De Rotterdame culturele sector moet diverser. En inclusiever. Gaapt u al? Het gemekker om inclusiviteit en diversiteit verveelt mij in ieder geval al jaren. Ik ben weleens naar bijeenkomsten geweest waarin hevig werd gedebatteerd over het thema. Ik laat me graag overtuigen door een goed verhaal. Zo was ik ooit naar een debat over Zwarte Piet, een onderwerp waarin ik me voor die tijd eigenlijk niet had verdiept en, eerlijk is eerlijk, niet uitgesproken tegen was. De intens treurige Pegida-aanhangers buiten en de vader binnen, die vertelde dat zijn dochter rondom Sinterklaas steevast huilend thuiskomt na te zijn uitgescholden, waren voor mij aanleiding om mijn mening bij te stellen.
Welnu, de tweetal debatavonden die ik bezocht over de vermeende problemen van de Rotterdamse cultuursector liepen anders af. Wat ik zag was een handjevol mensen die steen en been klaagden dat de grote boze witte instellingen er met de poet vandoor gingen zodat er voor hen niks overbleef. Geen goed inhoudelijk verhaal, geen sluitende argumenten en in ieder geval bepaald geen overtuigend slachtofferschap.
Een van de aanwezigen was onze stadsdichter Dean Bowen. Nu weet ik niet of u hem weleens in het openbaar heeft horen spreken, maar geloof mij, de beste man is volstrekt onnavolgbaar. Er komt geen zinnig woord uit. En dan bedoel ik niet alleen zijn poëzie, maar ook de antwoorden die hij tracht te geven in een simpel vraaggesprek. Ik weet niet op welke kwalificaties hij het stadsdichterschap toebedeeld heeft gekregen, maar mij bekroop (de laatste keer dat ik hem zag, tijdens een talkshow in Arminius) het akelige gevoel dat het niet zijn inhoudelijke kwaliteiten zijn.
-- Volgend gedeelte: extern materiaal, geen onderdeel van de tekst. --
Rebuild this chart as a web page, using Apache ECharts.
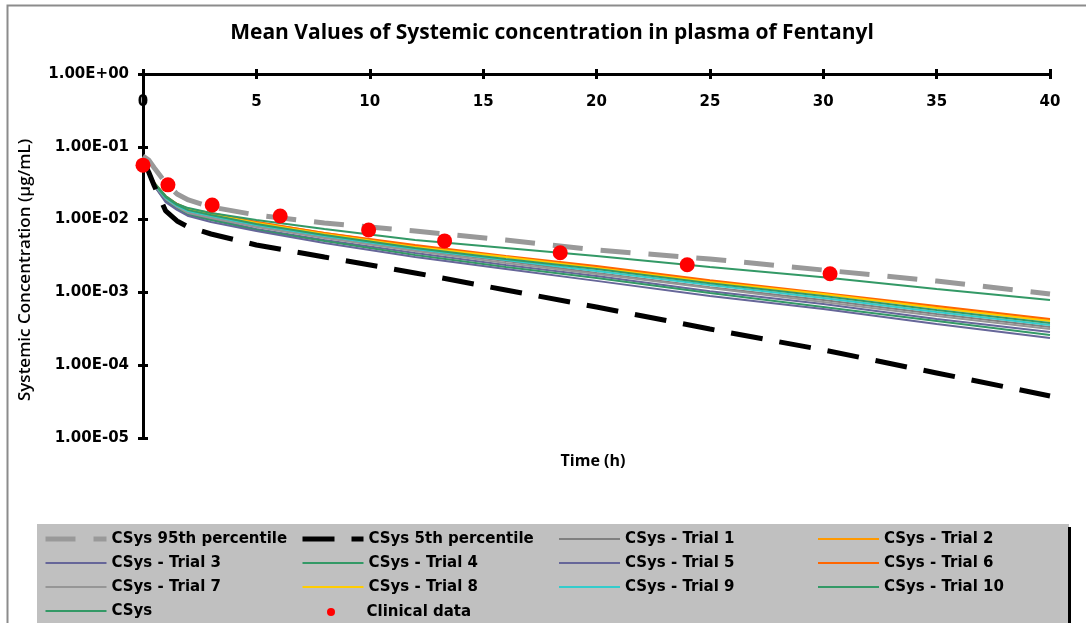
<!DOCTYPE html>
<html><head><meta charset="utf-8">
<script src="https://cdn.jsdelivr.net/npm/echarts@6/dist/echarts.min.js"></script>
<style>html,body{margin:0;padding:0;background:#fff}#c{width:1086px;height:623px}</style>
</head><body><div id="c"></div><script>
// time points (h)
const times = [0, 0.25, 0.5, 1, 1.5, 2, 3, 5, 8, 12, 16, 20, 25, 30, 35, 40];
// concentrations (ug/mL)
const p95    = [0.0748, 0.0659, 0.0512, 0.0318, 0.0225, 0.0186, 0.0149, 0.01156, 0.00898, 0.00697, 0.00525, 0.00382, 0.00288, 0.00203, 0.00143, 0.000951];
const p5     = [0.0659, 0.0451, 0.0290, 0.01313, 0.00957, 0.00791, 0.00634, 0.00448, 0.00306, 0.00185, 0.00108, 0.000630, 0.000314, 0.000162, 0.0000782, 0.0000378];
const trial1 = [0.0659, 0.0451, 0.0308, 0.0192, 0.0149, 0.0127, 0.0109, 0.00817, 0.00577, 0.00382, 0.00270, 0.00185, 0.00118, 0.000786, 0.000505, 0.000335];
const trial2 = [0.0659, 0.0451, 0.0318, 0.0204, 0.0164, 0.0140, 0.0119, 0.00927, 0.00655, 0.00433, 0.00307, 0.00224, 0.00143, 0.000950, 0.000629, 0.000418];
const trial3 = [0.0659, 0.0451, 0.0298, 0.0186, 0.0145, 0.0119, 0.0102, 0.00743, 0.00524, 0.00347, 0.00238, 0.00168, 0.00104, 0.000692, 0.000431, 0.000286];
const trial4 = [0.0659, 0.0451, 0.0289, 0.0180, 0.0140, 0.0115, 0.00987, 0.00720, 0.00508, 0.00326, 0.00223, 0.00158, 0.000978, 0.000629, 0.000405, 0.000260];
const trial5 = [0.0659, 0.0451, 0.0289, 0.0174, 0.0136, 0.0112, 0.00926, 0.00697, 0.00477, 0.00306, 0.00210, 0.00144, 0.000890, 0.000591, 0.000368, 0.000237];
const trial6 = [0.0659, 0.0451, 0.0318, 0.0211, 0.0164, 0.0140, 0.0123, 0.00927, 0.00655, 0.00447, 0.00317, 0.00230, 0.00147, 0.000979, 0.000651, 0.000432];
const trial7 = [0.0659, 0.0451, 0.0298, 0.0192, 0.0149, 0.0123, 0.0105, 0.00792, 0.00559, 0.00370, 0.00254, 0.00179, 0.00115, 0.000737, 0.000474, 0.000315];
const trial8 = [0.0659, 0.0451, 0.0318, 0.0204, 0.0159, 0.0140, 0.0119, 0.00898, 0.00634, 0.00420, 0.00307, 0.00217, 0.00139, 0.000950, 0.000611, 0.000405];
const trial9 = [0.0659, 0.0451, 0.0308, 0.0198, 0.0154, 0.0131, 0.0112, 0.00843, 0.00595, 0.00394, 0.00279, 0.00197, 0.00126, 0.000837, 0.000538, 0.000357];
const trial10= [0.0659, 0.0451, 0.0318, 0.0211, 0.0164, 0.0144, 0.0123, 0.00986, 0.00744, 0.00524, 0.00407, 0.00317, 0.00223, 0.00162, 0.00111, 0.000785];
const csys   = [0.0659, 0.0451, 0.0308, 0.0204, 0.0159, 0.0135, 0.0116, 0.00870, 0.00614, 0.00407, 0.00288, 0.00210, 0.00134, 0.000891, 0.000573, 0.000380];
// clinical observations
const clinTimes = [0, 1.1, 3.05, 6.05, 9.95, 13.3, 18.4, 24.0, 30.3];
const clinVals  = [0.056, 0.030, 0.0159, 0.0112, 0.0072, 0.0051, 0.0035, 0.0024, 0.0018];
// labels
const xTicks = [0, 5, 10, 15, 20, 25, 30, 35, 40];
const yTicks = ['1.00E+00','1.00E-01','1.00E-02','1.00E-03','1.00E-04','1.00E-05'];

const pair = (arr) => times.map((t, i) => [t, arr[i]]);
const TICKFONT = {fontFamily: 'DejaVu Sans', fontWeight: 'bold', fontSize: 15, color: '#000'};

function line(name, arr, color, width, type, z) {
  return {name, type: 'line', data: pair(arr), symbol: 'none', showSymbol: false,
    xAxisIndex: 0, yAxisIndex: 0, z: z || 2, animation: false,
    lineStyle: {color, width, type: type || 'solid', cap: 'butt'}, itemStyle: {color}};
}
const series = [
  line('CSys 95th percentile', p95, '#999999', 5, [30, 18], 3),
  line('CSys 5th percentile', p5, '#000000', 5, [32, 17], 3),
  line('CSys - Trial 1', trial1, '#808080', 2),
  line('CSys - Trial 2', trial2, '#FF9900', 2),
  line('CSys - Trial 3', trial3, '#666699', 2),
  line('CSys - Trial 4', trial4, '#339966', 2),
  line('CSys - Trial 5', trial5, '#666699', 2),
  line('CSys - Trial 6', trial6, '#FF6600', 2),
  line('CSys - Trial 7', trial7, '#969696', 2),
  line('CSys - Trial 8', trial8, '#FFCC00', 2),
  line('CSys - Trial 9', trial9, '#33CCCC', 2),
  line('CSys - Trial 10', trial10, '#339966', 2),
  line('CSys', csys, '#339966', 2),
  {name: 'Clinical data', type: 'scatter', data: clinTimes.map((t, i) => [t, clinVals[i]]),
   symbol: 'circle', symbolSize: 15, itemStyle: {color: '#FF0000', opacity: 1}, z: 5, animation: false}
];

const legendBase = {orient: 'vertical', top: 531, itemWidth: 61, itemHeight: 14, itemGap: 8, padding: 0,
  textStyle: {fontFamily: 'DejaVu Sans', fontWeight: 'bold', fontSize: 15, lineHeight: 16, color: '#000'},
  itemStyle: {opacity: 0, borderWidth: 0},
  selectedMode: false, z: 10};
const legends = [
  Object.assign({}, legendBase, {left: 43, data: [{name: 'CSys 95th percentile', lineStyle: {width: 5}}, 'CSys - Trial 3', 'CSys - Trial 7', 'CSys']}),
  Object.assign({}, legendBase, {left: 300, data: [{name: 'CSys 5th percentile', lineStyle: {width: 5}}, 'CSys - Trial 4', 'CSys - Trial 8']}),
  Object.assign({}, legendBase, {left: 558, data: ['CSys - Trial 1', 'CSys - Trial 5', 'CSys - Trial 9']}),
  Object.assign({}, legendBase, {left: 817, data: ['CSys - Trial 2', 'CSys - Trial 6', 'CSys - Trial 10']}),
  Object.assign({}, legendBase, {left: 327, top: 604, itemHeight: 8, itemStyle: {opacity: 1}, data: ['Clinical data']})
];

const xBase = {type: 'value', min: 0, max: 40, interval: 5, position: 'top', splitLine: {show: false}};
const yBase = {type: 'log', logBase: 10, min: 1e-5, max: 1, splitNumber: 5, position: 'left', splitLine: {show: false}};

const option = {
  animation: false,
  backgroundColor: '#ffffff',
  title: {text: 'Mean Values of Systemic concentration in plasma of Fentanyl', left: 547, top: 18, textAlign: 'center',
    textStyle: {fontFamily: 'Open Sans', fontWeight: 'bold', fontSize: 21, color: '#000'}},
  grid: {left: 143, top: 74, right: 36, bottom: 185, containLabel: false},
  xAxis: [
    Object.assign({}, xBase, {
      axisLine: {show: true, lineStyle: {color: '#000', width: 3}},
      axisTick: {show: true, inside: false, length: 5, lineStyle: {color: '#000', width: 3}},
      axisLabel: Object.assign({show: true, inside: true, margin: 21, formatter: (v) => String(v)}, TICKFONT)
    }),
    Object.assign({}, xBase, {
      axisLine: {show: false},
      axisTick: {show: true, inside: true, length: 5, lineStyle: {color: '#000', width: 3}},
      axisLabel: {show: false}
    })
  ],
  yAxis: [
    Object.assign({}, yBase, {
      axisLine: {show: true, lineStyle: {color: '#000', width: 3}},
      axisTick: {show: true, inside: false, length: 5, lineStyle: {color: '#000', width: 3}},
      axisLabel: Object.assign({show: true, margin: 14, formatter: (v) => {
        const e = Math.round(-Math.log10(v));
        return yTicks[e] !== undefined ? yTicks[e] : '';
      }}, TICKFONT)
    }),
    Object.assign({}, yBase, {
      axisLine: {show: false},
      axisTick: {show: true, inside: true, length: 5, lineStyle: {color: '#000', width: 3}},
      axisLabel: {show: false}
    })
  ],
  legend: legends,
  graphic: [
    {type: 'rect', z: -10, shape: {x: 7.5, y: 5.5, width: 1095, height: 640}, style: {fill: 'none', stroke: '#8c8c8c', lineWidth: 2}},
    {type: 'rect', z: -5, shape: {x: 37, y: 524, width: 1032, height: 110}, style: {fill: '#C0C0C0', stroke: 'none'}},
    {type: 'rect', z: -4, shape: {x: 1068, y: 527, width: 3, height: 110}, style: {fill: '#000', stroke: 'none'}},
    {type: 'text', z: 5, x: 25, y: 270, rotation: Math.PI / 2,
      style: {text: 'Systemic Concentration (µg/mL)', fontFamily: 'Open Sans', fontSize: 17, fontWeight: 600,
        fill: '#000', textAlign: 'center', textVerticalAlign: 'middle'}},
    {type: 'text', z: 5, x: 593, y: 461,
      style: {text: 'Time (h)', fontFamily: 'Open Sans', fontSize: 16, fontWeight: 'bold',
        fill: '#000', textAlign: 'center', textVerticalAlign: 'middle'}}
  ],
  series
};
const chart = echarts.init(document.getElementById('c'), null, {renderer: 'canvas'});
chart.setOption(option);
</script></body></html>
En dat is nu precies de valkuil van de discussie. Des te harder je schreeuwt om diversiteit, of, zoals de Rotterdamse Raad voor Kunst en Cultuur, het zelfs als eis stelt, des te vaker de vraag zal rijzen waarom iemand op een bepaalde positie zit. Net zoals sommige lezers zich misschien afvragen of ik deze column aan mijn - dankzij de herfst steeds grauwer wordende - bruine kleur te danken heb.
Begrijp me niet verkeerd, diversiteit is belangrijk. Inzicht in en connectie met toch zeker de helft van je stadspopulatie is zelfs onontbeerlijk. Instellingen staan dan ook te springen om goed personeel met een andere culturele achtergrond. Helaas geldt voor die beroepsgroep, net als de media, dat het niet de disciplines zijn waar 2e of 3e generatie migranten massaal op aanhaken. Mijn klas op de School voor Journalistiek: hagelwit. Niet zo vreemd dat het lastig is voor de cultuursector en redacties om diverser te worden.
Het is eveneens niet verwonderlijk dat de sympathieke (!), maar ietwat zwakke cultuurwethouder Said Kasmi gevoelig is voor de diversiteitsretoriek. Zijn gebrek aan visie op cultuur is zo nijpend dat elke houvast welkom is. Maar kunnen we alsjeblieft af van het idiote beeld van boze witte mannen op het pluche die de poorten gesloten houden voor getalenteerde, diverse makers? Streven naar diversiteit is prima, maar maak er geen voorwaarde van.
Ik interviewde voor deze krant eens een theatermaakster met een biculturele achtergrond. Ze gaf af op de ivoren torens van Rotterdams grootste theater. Wat bleek? Ze was daar afgewezen omdat ze haar inhoudelijk niet sterk genoeg vonden. Laten we alsjeblieft hopen dat dit zo blijft.